» EXERCISE OBJECTIVE:
Below is a listing to write out in full, exactly as given, without its pictures.

» DATASET ENTRIES:
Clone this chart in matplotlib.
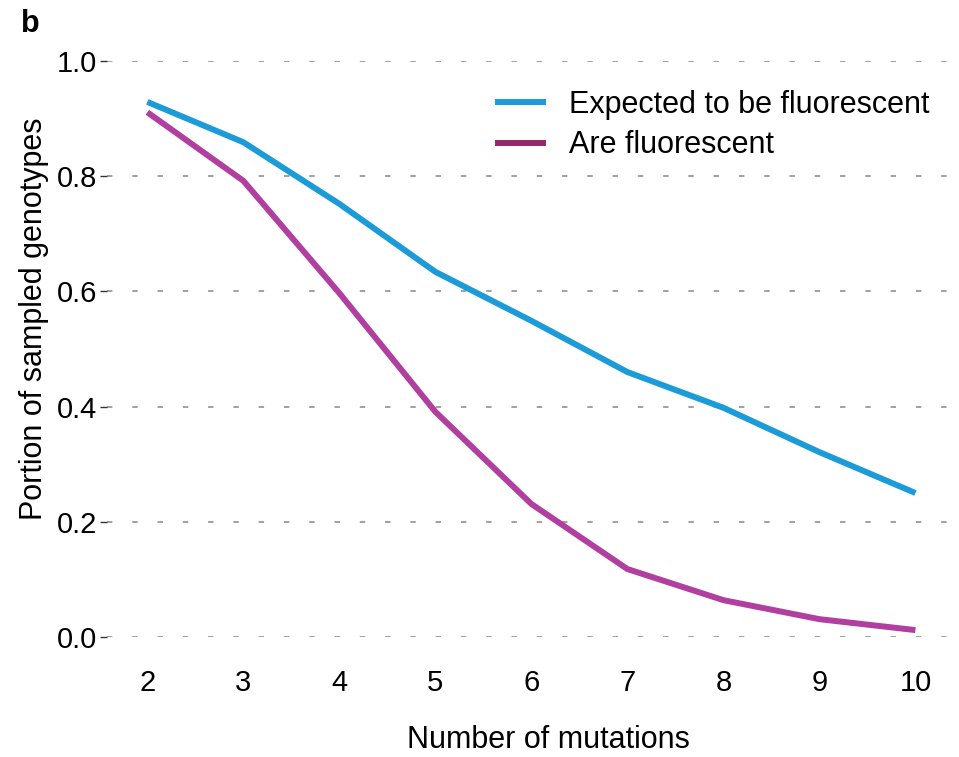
import matplotlib.pyplot as plt
from matplotlib.lines import Line2D

# Data
mutations = [2, 3, 4, 5, 6, 7, 8, 9, 10]
expected = [0.929, 0.859, 0.752, 0.634, 0.549, 0.460, 0.398, 0.321, 0.250]
observed = [0.911, 0.792, 0.597, 0.391, 0.231, 0.118, 0.064, 0.031, 0.012]
y_ticks = [0.0, 0.2, 0.4, 0.6, 0.8, 1.0]

blue = '#1b9bd7'
magenta = '#b13fa0'
magenta_legend = '#95286d'

plt.rcParams['font.family'] = ['Liberation Sans', 'DejaVu Sans']

fig = plt.figure(figsize=(9.59, 7.57), dpi=100)
ax = fig.add_axes([0.1116, 0.1585, 0.8790, 0.7609])

ax.plot(mutations, expected, color=blue, lw=4.3, clip_on=False, solid_capstyle='butt', zorder=3)
ax.plot(mutations, observed, color=magenta, lw=4.3, clip_on=False, solid_capstyle='butt', zorder=3)

ax.set_xlim(1.58, 10.36)
ax.set_ylim(0, 1)
ax.set_xticks(mutations)
ax.set_yticks(y_ticks)
ax.set_yticklabels([f'{v:.1f}' for v in y_ticks])
ax.tick_params(axis='x', length=0, labelsize=21, pad=23)
ax.tick_params(axis='y', length=5, width=1, color='#333333', labelsize=21, pad=2)

for s in ax.spines.values():
    s.set_visible(False)

ax.yaxis.grid(True, color='#999999', linestyle=(0, (3, 11)), linewidth=1.3)
ax.set_axisbelow(True)

ax.set_xlabel('Number of mutations', fontsize=22, labelpad=20)
ax.set_ylabel('Portion of sampled genotypes', fontsize=22, labelpad=6)
# labels in the original sit a little off-centre
ax.xaxis.label.set_x(0.524)
ax.yaxis.label.set_y(0.552)

handles = [Line2D([], [], color=blue, lw=4.3),
           Line2D([], [], color=magenta_legend, lw=4.3)]
ax.legend(handles, ['Expected to be fluorescent', 'Are fluorescent'],
          loc='upper right', bbox_to_anchor=(1.008, 0.998), fontsize=22,
          frameon=False, handlelength=1.45, handletextpad=0.85, labelspacing=0.35)

fig.text(0.022, 0.968, 'b', fontsize=22, fontweight='bold', va='center')

fig.savefig('out.png', dpi=100)
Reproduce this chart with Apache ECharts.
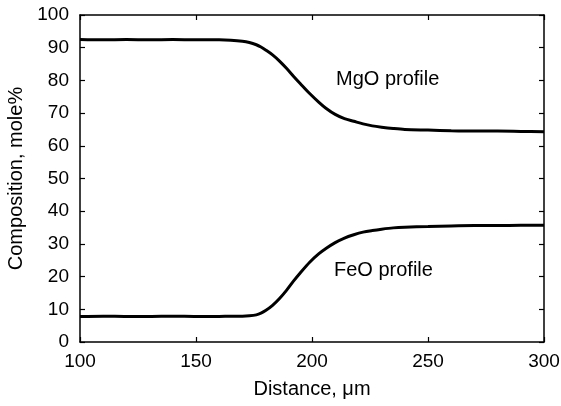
<!DOCTYPE html>
<html>
<head>
<meta charset="utf-8">
<script src="https://cdn.jsdelivr.net/npm/echarts@6/dist/echarts.min.js"></script>
<style>
  html, body { margin: 0; padding: 0; background: #fff; }
  #chart { width: 561px; height: 406px; }
</style>
</head>
<body>
<div id="chart"></div>
<script>
// distance in micrometres, composition in mole%
const distance = [100, 110, 120, 130, 140, 150, 160, 165, 170, 173, 176, 178, 180, 183, 186, 189, 192, 195, 199, 203, 206, 210, 214, 218, 222, 226, 230, 235, 240, 250, 260, 270, 280, 290, 300];
const mgo = [92.5, 92.4, 92.5, 92.4, 92.5, 92.4, 92.4, 92.3, 92.0, 91.6, 90.9, 90.2, 89.3, 87.8, 85.9, 83.7, 81.3, 79.0, 76.0, 73.3, 71.5, 69.6, 68.3, 67.5, 66.7, 66.1, 65.7, 65.3, 65.0, 64.8, 64.6, 64.5, 64.5, 64.4, 64.3];
const feo = [7.8, 7.9, 7.8, 7.8, 7.9, 7.8, 7.8, 7.9, 7.9, 8.0, 8.3, 8.8, 9.6, 11.2, 13.3, 15.8, 18.6, 21.2, 24.4, 27.0, 28.6, 30.4, 31.8, 32.8, 33.6, 34.1, 34.5, 34.9, 35.1, 35.3, 35.5, 35.6, 35.6, 35.7, 35.7];

const xTicks = { min: 100, max: 300, interval: 50 };
const yTicks = { min: 0, max: 100, interval: 10 };

const font = 'Liberation Sans, Arial, sans-serif';
const chart = echarts.init(document.getElementById('chart'));

function axisBase(range, pos, showLabel) {
  return {
    type: 'value',
    position: pos,
    min: range.min,
    max: range.max,
    interval: range.interval,
    axisLine: { show: true, onZero: false, lineStyle: { color: '#000', width: 1.5 } },
    axisTick: { show: true, inside: true, length: 5, lineStyle: { color: '#000', width: 1.2 } },
    axisLabel: { show: showLabel, color: '#000', fontSize: 19, fontFamily: font },
    splitLine: { show: false },
  };
}

const xBottom = Object.assign(axisBase(xTicks, 'bottom', true), {
  name: 'Distance, \u03bcm',
  nameLocation: 'middle',
  nameGap: 37,
  nameTextStyle: { color: '#000', fontSize: 20, fontFamily: font },
});
xBottom.axisLabel.margin = 10;
const yLeft = Object.assign(axisBase(yTicks, 'left', true), {
  name: 'Composition, mole%',
  nameLocation: 'middle',
  nameGap: 54,
  nameTextStyle: { color: '#000', fontSize: 20, fontFamily: font },
});
yLeft.axisLabel.margin = 11;

const option = {
  animation: false,
  backgroundColor: '#fff',
  grid: { left: 80, right: 17, top: 15, bottom: 64, outerBoundsMode: 'none', containLabel: false },
  xAxis: [xBottom, axisBase(xTicks, 'top', false)],
  yAxis: [yLeft, axisBase(yTicks, 'right', false)],
  series: [
    {
      name: 'MgO',
      type: 'line',
      data: distance.map((d, i) => [d, mgo[i]]),
      smooth: 0.3,
      showSymbol: false,
      lineStyle: { color: '#000', width: 3 },
    },
    {
      name: 'FeO',
      type: 'line',
      data: distance.map((d, i) => [d, feo[i]]),
      smooth: 0.3,
      showSymbol: false,
      lineStyle: { color: '#000', width: 3 },
    },
  ],
  graphic: [
    { type: 'text', left: 336, top: 69, style: { text: 'MgO profile', fill: '#000', fontSize: 20, fontFamily: font } },
    { type: 'text', left: 334, top: 260, style: { text: 'FeO profile', fill: '#000', fontSize: 20, fontFamily: font } },
  ],
};

chart.setOption(option);
</script>
</body>
</html>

» FINISHED EXERCISE:
Clone this chart in matplotlib.
import matplotlib.pyplot as plt
from matplotlib.lines import Line2D

# Data
mutations = [2, 3, 4, 5, 6, 7, 8, 9, 10]
expected = [0.929, 0.859, 0.752, 0.634, 0.549, 0.460, 0.398, 0.321, 0.250]
observed = [0.911, 0.792, 0.597, 0.391, 0.231, 0.118, 0.064, 0.031, 0.012]
y_ticks = [0.0, 0.2, 0.4, 0.6, 0.8, 1.0]

blue = '#1b9bd7'
magenta = '#b13fa0'
magenta_legend = '#95286d'

plt.rcParams['font.family'] = ['Liberation Sans', 'DejaVu Sans']

fig = plt.figure(figsize=(9.59, 7.57), dpi=100)
ax = fig.add_axes([0.1116, 0.1585, 0.8790, 0.7609])

ax.plot(mutations, expected, color=blue, lw=4.3, clip_on=False, solid_capstyle='butt', zorder=3)
ax.plot(mutations, observed, color=magenta, lw=4.3, clip_on=False, solid_capstyle='butt', zorder=3)

ax.set_xlim(1.58, 10.36)
ax.set_ylim(0, 1)
ax.set_xticks(mutations)
ax.set_yticks(y_ticks)
ax.set_yticklabels([f'{v:.1f}' for v in y_ticks])
ax.tick_params(axis='x', length=0, labelsize=21, pad=23)
ax.tick_params(axis='y', length=5, width=1, color='#333333', labelsize=21, pad=2)

for s in ax.spines.values():
    s.set_visible(False)

ax.yaxis.grid(True, color='#999999', linestyle=(0, (3, 11)), linewidth=1.3)
ax.set_axisbelow(True)

ax.set_xlabel('Number of mutations', fontsize=22, labelpad=20)
ax.set_ylabel('Portion of sampled genotypes', fontsize=22, labelpad=6)
# labels in the original sit a little off-centre
ax.xaxis.label.set_x(0.524)
ax.yaxis.label.set_y(0.552)

handles = [Line2D([], [], color=blue, lw=4.3),
           Line2D([], [], color=magenta_legend, lw=4.3)]
ax.legend(handles, ['Expected to be fluorescent', 'Are fluorescent'],
          loc='upper right', bbox_to_anchor=(1.008, 0.998), fontsize=22,
          frameon=False, handlelength=1.45, handletextpad=0.85, labelspacing=0.35)

fig.text(0.022, 0.968, 'b', fontsize=22, fontweight='bold', va='center')

fig.savefig('out.png', dpi=100)
Reproduce this chart with Apache ECharts.
<!DOCTYPE html>
<html>
<head>
<meta charset="utf-8">
<script src="https://cdn.jsdelivr.net/npm/echarts@6/dist/echarts.min.js"></script>
<style>
  html, body { margin: 0; padding: 0; background: #fff; }
  #chart { width: 561px; height: 406px; }
</style>
</head>
<body>
<div id="chart"></div>
<script>
// distance in micrometres, composition in mole%
const distance = [100, 110, 120, 130, 140, 150, 160, 165, 170, 173, 176, 178, 180, 183, 186, 189, 192, 195, 199, 203, 206, 210, 214, 218, 222, 226, 230, 235, 240, 250, 260, 270, 280, 290, 300];
const mgo = [92.5, 92.4, 92.5, 92.4, 92.5, 92.4, 92.4, 92.3, 92.0, 91.6, 90.9, 90.2, 89.3, 87.8, 85.9, 83.7, 81.3, 79.0, 76.0, 73.3, 71.5, 69.6, 68.3, 67.5, 66.7, 66.1, 65.7, 65.3, 65.0, 64.8, 64.6, 64.5, 64.5, 64.4, 64.3];
const feo = [7.8, 7.9, 7.8, 7.8, 7.9, 7.8, 7.8, 7.9, 7.9, 8.0, 8.3, 8.8, 9.6, 11.2, 13.3, 15.8, 18.6, 21.2, 24.4, 27.0, 28.6, 30.4, 31.8, 32.8, 33.6, 34.1, 34.5, 34.9, 35.1, 35.3, 35.5, 35.6, 35.6, 35.7, 35.7];

const xTicks = { min: 100, max: 300, interval: 50 };
const yTicks = { min: 0, max: 100, interval: 10 };

const font = 'Liberation Sans, Arial, sans-serif';
const chart = echarts.init(document.getElementById('chart'));

function axisBase(range, pos, showLabel) {
  return {
    type: 'value',
    position: pos,
    min: range.min,
    max: range.max,
    interval: range.interval,
    axisLine: { show: true, onZero: false, lineStyle: { color: '#000', width: 1.5 } },
    axisTick: { show: true, inside: true, length: 5, lineStyle: { color: '#000', width: 1.2 } },
    axisLabel: { show: showLabel, color: '#000', fontSize: 19, fontFamily: font },
    splitLine: { show: false },
  };
}

const xBottom = Object.assign(axisBase(xTicks, 'bottom', true), {
  name: 'Distance, \u03bcm',
  nameLocation: 'middle',
  nameGap: 37,
  nameTextStyle: { color: '#000', fontSize: 20, fontFamily: font },
});
xBottom.axisLabel.margin = 10;
const yLeft = Object.assign(axisBase(yTicks, 'left', true), {
  name: 'Composition, mole%',
  nameLocation: 'middle',
  nameGap: 54,
  nameTextStyle: { color: '#000', fontSize: 20, fontFamily: font },
});
yLeft.axisLabel.margin = 11;

const option = {
  animation: false,
  backgroundColor: '#fff',
  grid: { left: 80, right: 17, top: 15, bottom: 64, outerBoundsMode: 'none', containLabel: false },
  xAxis: [xBottom, axisBase(xTicks, 'top', false)],
  yAxis: [yLeft, axisBase(yTicks, 'right', false)],
  series: [
    {
      name: 'MgO',
      type: 'line',
      data: distance.map((d, i) => [d, mgo[i]]),
      smooth: 0.3,
      showSymbol: false,
      lineStyle: { color: '#000', width: 3 },
    },
    {
      name: 'FeO',
      type: 'line',
      data: distance.map((d, i) => [d, feo[i]]),
      smooth: 0.3,
      showSymbol: false,
      lineStyle: { color: '#000', width: 3 },
    },
  ],
  graphic: [
    { type: 'text', left: 336, top: 69, style: { text: 'MgO profile', fill: '#000', fontSize: 20, fontFamily: font } },
    { type: 'text', left: 334, top: 260, style: { text: 'FeO profile', fill: '#000', fontSize: 20, fontFamily: font } },
  ],
};

chart.setOption(option);
</script>
</body>
</html>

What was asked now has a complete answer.